In agriculture, particularly in irrigation and nutrient management, the terms precision and accuracy are often used interchangeably. However, they are not the same — and understanding their distinctions can be the difference between optimizing water and input efficiency or simply repeating mistakes consistently.
A helpful way to visualize this distinction is the classic dartboard analogy, which illustrates why both precision and accuracy matter in modern agricultural practices.
Picture yourself at a dartboard, aiming for the bull’s-eye. Your dart-throwing performance can fall into one of four categories:
Precise but not accurate: Your darts are tightly grouped together, but they consistently land off to the side.
Accurate but not precise: Your darts scatter around the bull’s-eye, sometimes hitting the target but without consistency.
Neither precise nor accurate: Your darts are all over the board, missing both consistency and correctness.
Both precise and accurate: Your darts are tightly clustered and centered on the bull’s-eye.
In agriculture, this concept directly applies to how we manage water, fertilizers and pesticides. The goal is to be both precise and accurate, ensuring that inputs are applied consistently and correctly where they are needed.

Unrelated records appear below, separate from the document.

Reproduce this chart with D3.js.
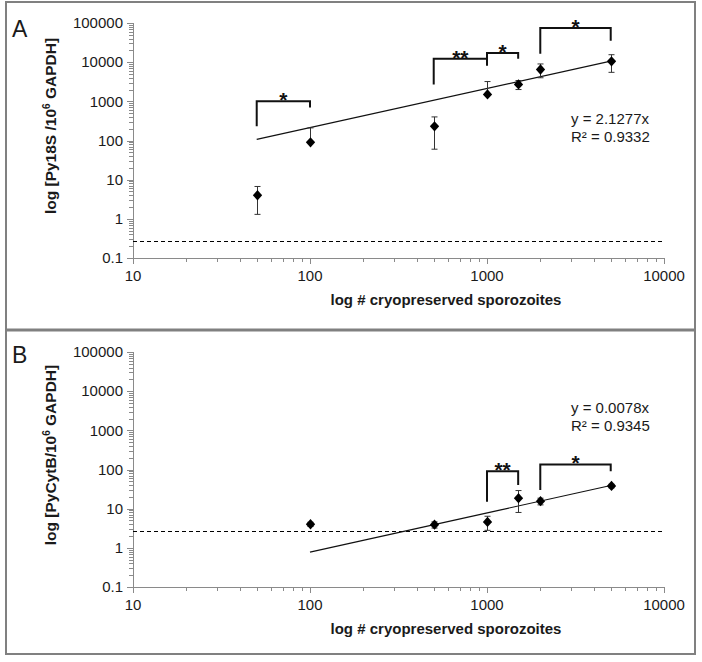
<!DOCTYPE html>
<html><head><meta charset="utf-8">
<script src="https://cdn.jsdelivr.net/npm/d3@7"></script>
<style>
body{margin:0;background:#fff;}
text{font-family:Arial,"Liberation Sans",sans-serif;}
</style></head><body>
<svg id="c" width="702" height="662"></svg>
<script>
// ---- data ----
const xTicks = [10, 100, 1000, 10000];
const yTicks = [0.1, 1, 10, 100, 1000, 10000, 100000];

// Panel A (Py18S)
const xA = [50, 100, 500, 1000, 1500, 2000, 5000];
const yA = [4, 90, 230, 1500, 2700, 6500, 10500];
const errA = [2.7, 120, 170, 1700, 700, 2500, 5000];
const slopeA = 2.1277;
const fitRangeA = [50, 5000];
const eqA = ["y = 2.1277x", "R² = 0.9332"];
const limitA = 0.27;
// brackets: [x1, x2, leftBottom, top, rightBottom, label]
const bracketsA = [
  [50, 100, 230, 1000, 700, "*"],
  [500, 1000, 2700, 12200, 8200, "**"],
  [1000, 1500, 8200, 17200, 12200, "*"],
  [2000, 5000, 16500, 74000, 35000, "*"]
];

// Panel B (PyCytB)
const xB = [100, 500, 1000, 1500, 2000, 5000];
const yB = [4, 3.9, 4.6, 18.5, 15.5, 38];
const errB = [0.5, 0.7, 1.8, 10.5, 3, 4];
const slopeB = 0.0078;
const fitRangeB = [100, 5000];
const eqB = ["y = 0.0078x", "R² = 0.9345"];
const limitB = 2.7;
const bracketsB = [
  [1000, 1500, 15, 90, 40, "**"],
  [2000, 5000, 30, 135, 90, "*"]
];

const svg = d3.select("#c");

// frame
svg.append("rect").attr("x", 6).attr("y", 2).attr("width", 689).attr("height", 652)
  .attr("fill", "none").attr("stroke", "#808080").attr("stroke-width", 2);
svg.append("line").attr("x1", 6).attr("x2", 695).attr("y1", 330).attr("y2", 330)
  .attr("stroke", "#808080").attr("stroke-width", 3);

function panel(offY, letter, ytitleMain, xs, ys, errs, slope, fitRange, eq, limit, brackets) {
  const g = svg.append("g").attr("transform", `translate(0,${offY})`);
  const x = d3.scaleLog().domain([10, 10000]).range([133, 664]);
  const y = d3.scaleLog().domain([0.1, 100000]).range([258, 23]);
  const axisColor = "#8a8a8a";

  // y axis
  g.append("line").attr("x1", 133.5).attr("x2", 133.5).attr("y1", y(100000)).attr("y2", y(0.1))
    .attr("stroke", axisColor).attr("stroke-width", 1);
  const yMinor = y.ticks().filter(v => !yTicks.some(t => Math.abs(t - v) / t < 1e-6));
  g.selectAll(".ymin").data(yMinor).enter().append("line")
    .attr("x1", 129).attr("x2", 133).attr("y1", d => Math.round(y(d)) + 0.5).attr("y2", d => Math.round(y(d)) + 0.5)
    .attr("stroke", axisColor);
  g.selectAll(".ymaj").data(yTicks).enter().append("line")
    .attr("x1", 127).attr("x2", 133).attr("y1", d => Math.round(y(d)) + 0.5).attr("y2", d => Math.round(y(d)) + 0.5)
    .attr("stroke", axisColor);
  g.selectAll(".ylab").data(yTicks).enter().append("text")
    .attr("x", 123).attr("y", d => y(d)).attr("dy", "0.35em").attr("text-anchor", "end")
    .attr("font-size", 15).attr("fill", "#1a1a1a")
    .text(d => d < 1 ? String(d) : d3.format("d")(d));

  // x axis
  g.append("line").attr("x1", x(10)).attr("x2", x(10000)).attr("y1", 258.5).attr("y2", 258.5)
    .attr("stroke", axisColor).attr("stroke-width", 1);
  const xMinor = x.ticks().filter(v => !xTicks.some(t => Math.abs(t - v) / t < 1e-6));
  g.selectAll(".xmin").data(xMinor).enter().append("line")
    .attr("x1", d => Math.round(x(d)) + 0.5).attr("x2", d => Math.round(x(d)) + 0.5).attr("y1", 258).attr("y2", 262)
    .attr("stroke", axisColor);
  g.selectAll(".xmaj").data(xTicks).enter().append("line")
    .attr("x1", d => Math.round(x(d)) + 0.5).attr("x2", d => Math.round(x(d)) + 0.5).attr("y1", 258).attr("y2", 264)
    .attr("stroke", axisColor);
  g.selectAll(".xlab").data(xTicks).enter().append("text")
    .attr("x", d => x(d)).attr("y", 281).attr("text-anchor", "middle")
    .attr("font-size", 15).attr("fill", "#1a1a1a").text(d => d3.format("d")(d));

  // titles
  g.append("text").attr("x", 446).attr("y", 305).attr("text-anchor", "middle")
    .attr("font-size", 15).attr("font-weight", "bold").attr("fill", "#1a1a1a")
    .text("log # cryopreserved sporozoites");
  const yt = g.append("text").attr("transform", "translate(56,126) rotate(-90)")
    .attr("text-anchor", "middle").attr("font-size", 15.5).attr("font-weight", "bold").attr("fill", "#1a1a1a");
  yt.append("tspan").text(ytitleMain[0]);
  yt.append("tspan").attr("dy", -6).attr("font-size", 10).text("6");
  yt.append("tspan").attr("dy", 6).text(ytitleMain[1]);

  g.append("text").attr("x", 12).attr("y", letter === "A" ? 37 : 34).attr("font-size", 23)
    .attr("fill", "#1a1a1a").text(letter);

  // dashed limit line
  const ly = Math.round(y(limit)) + 0.5;
  g.append("line").attr("x1", x(10)).attr("x2", x(10000)).attr("y1", ly).attr("y2", ly)
    .attr("stroke", "#000").attr("stroke-width", 1).attr("stroke-dasharray", "4,3");

  // trendline
  const fitPts = fitRange.map(v => [v, slope * v]);
  g.append("path").datum(fitPts)
    .attr("d", d3.line().x(d => x(d[0])).y(d => y(d[1])))
    .attr("fill", "none").attr("stroke", "#111").attr("stroke-width", 1.2);

  // error bars
  const pts = xs.map((v, i) => ({x: v, y: ys[i], e: errs[i]}));
  pts.forEach(p => {
    const hi = p.y + p.e, lo = p.y - p.e;
    const cx = Math.round(x(p.x)) + 0.5;
    g.append("line").attr("x1", cx).attr("x2", cx).attr("y1", y(p.y)).attr("y2", y(hi))
      .attr("stroke", "#333").attr("stroke-width", 1);
    g.append("line").attr("x1", cx - 3).attr("x2", cx + 3).attr("y1", y(hi)).attr("y2", y(hi))
      .attr("stroke", "#333").attr("stroke-width", 1);
    if (lo > 0) {
      g.append("line").attr("x1", cx).attr("x2", cx).attr("y1", y(p.y)).attr("y2", y(lo))
        .attr("stroke", "#333").attr("stroke-width", 1);
      g.append("line").attr("x1", cx - 3).attr("x2", cx + 3).attr("y1", y(lo)).attr("y2", y(lo))
        .attr("stroke", "#333").attr("stroke-width", 1);
    }
  });
  // markers
  const sym = d3.symbol().type(d3.symbolSquare).size(48);
  g.selectAll(".pt").data(pts).enter().append("path")
    .attr("d", sym)
    .attr("transform", d => `translate(${Math.round(x(d.x)) + 0.5},${y(d.y)}) scale(0.95,1.05) rotate(45)`)
    .attr("fill", "#000");

  // brackets
  brackets.forEach(b => {
    const [x1, x2, lb, top, rb, lab] = b;
    g.append("path")
      .attr("d", `M${x(x1)},${y(lb)}V${y(top)}H${x(x2)}V${y(rb)}`)
      .attr("fill", "none").attr("stroke", "#111").attr("stroke-width", 2);
    g.append("text").attr("x", (x(x1) + x(x2)) / 2).attr("y", y(top) + 6)
      .attr("text-anchor", "middle").attr("font-size", 21).attr("font-weight", "bold")
      .attr("fill", "#111").text(lab);
  });

  // equation
  eq.forEach((t, i) => {
    g.append("text").attr("x", 571).attr("y", 124 + i * 18 - (letter === "B" ? 40 : 0))
      .attr("font-size", 15).attr("fill", "#1a1a1a").text(t);
  });
}

panel(0, "A", ["log [Py18S /10", " GAPDH]"], xA, yA, errA, slopeA, fitRangeA, eqA, limitA, bracketsA);
panel(329, "B", ["log [PyCytB/10", " GAPDH]"], xB, yB, errB, slopeB, fitRangeB, eqB, limitB, bracketsB);
</script>
</body></html>
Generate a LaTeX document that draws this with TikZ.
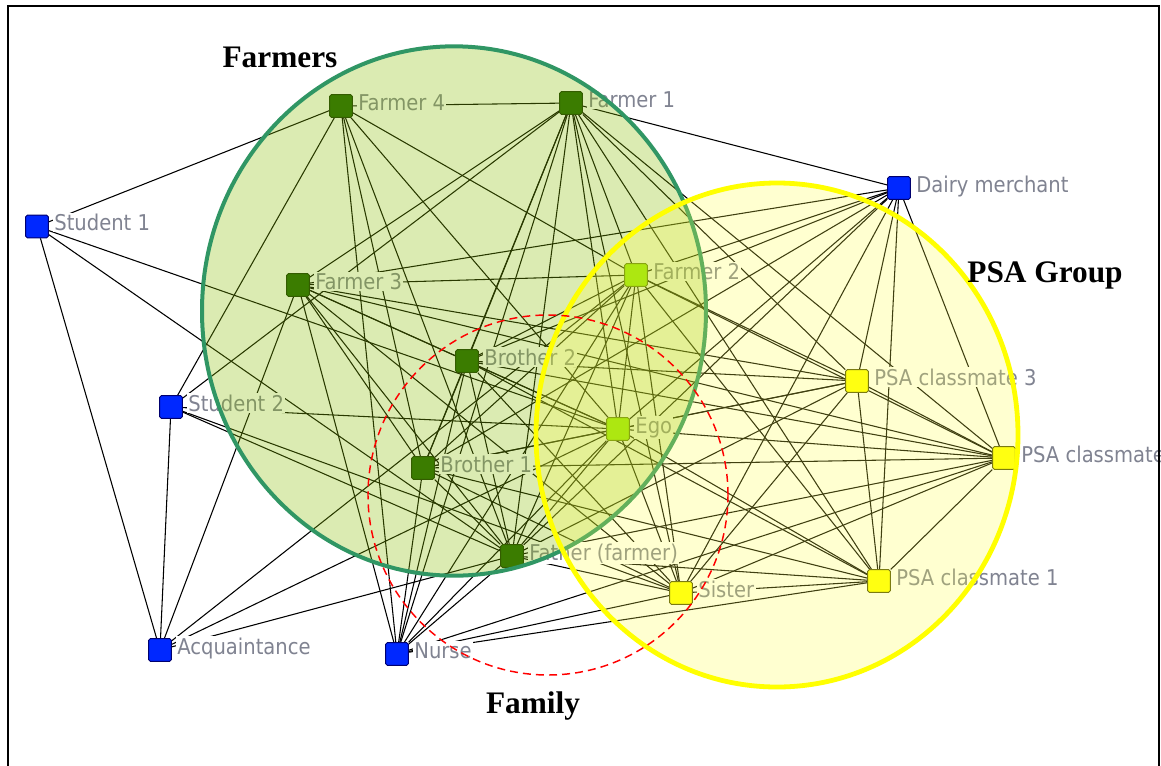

Precision in agriculture refers to consistency and repeatability — the ability to apply water, nutrients or pesticides the same way every time. Advanced technologies such as GPS-guided irrigation, variable rate application (VRA) and automated irrigation systems ensure precise application by following predetermined paths and patterns.
In irrigation management, precision without accuracy is just a consistent mistake.
For example, a center-pivot irrigation system that delivers exactly 1 inch of water to the same part of the field every time is precise — but if that part of the field doesn’t actually need 1 inch of water, it is not accurate.
Accuracy is about getting the right number of inputs to the right place. A highly accurate irrigation system ensures water is applied only where it’s needed, preventing overwatering or underwatering.
For example, a farmer using soil moisture sensors to determine water requirements and adjusting irrigation accordingly is accurate — even if the delivery method varies slightly from one application to the next. The key difference is that accuracy ensures the correct amount of water is applied in the correct locations, even if the method isn’t always perfectly precise.
The ultimate goal in precision agriculture is to be both precise and accurate — like a skilled dart player consistently hitting the bull’s-eye.
Achieving this balance involves:
Using high-precision technologies (GPS guidance, automated irrigation, VRA) to ensure repeatability.
Validating accuracy with real-time data from soil moisture sensors, weather stations and satellite imaging.
Optimizing applications with analytics to adjust for variability in soil type, topography and crop needs.
For instance, a variable rate irrigation system that adjusts water application based on real-time soil moisture levels both precisely and accurately delivers the correct amount of water where it’s needed, reducing waste and improving yields.
In irrigation management, precision without accuracy is just a consistent mistake. Applying water precisely but inaccurately can result in:
Overwatering, leading to runoff, leaching of nutrients and wasted water.
Underwatering, which stresses crops and reduces yields.
By integrating precision technologies with accuracy-driven decision-making, farmers and irrigation professionals can:
Improve water use efficiency.
Reduce input costs.
Minimize environmental impact.
Increase crop yield and quality.
The dartboard analogy makes one thing clear: Precision alone isn’t enough — we must also be accurate. In modern agriculture, precision tools must be paired with accurate data to truly optimize irrigation and resource management. When farmers hit that sweet spot — where applications are both precise and accurate — they maximize efficiency, sustainability and profitability. By aiming for the bull’s-eye every time, we can ensure that precision agriculture lives up to its full potential.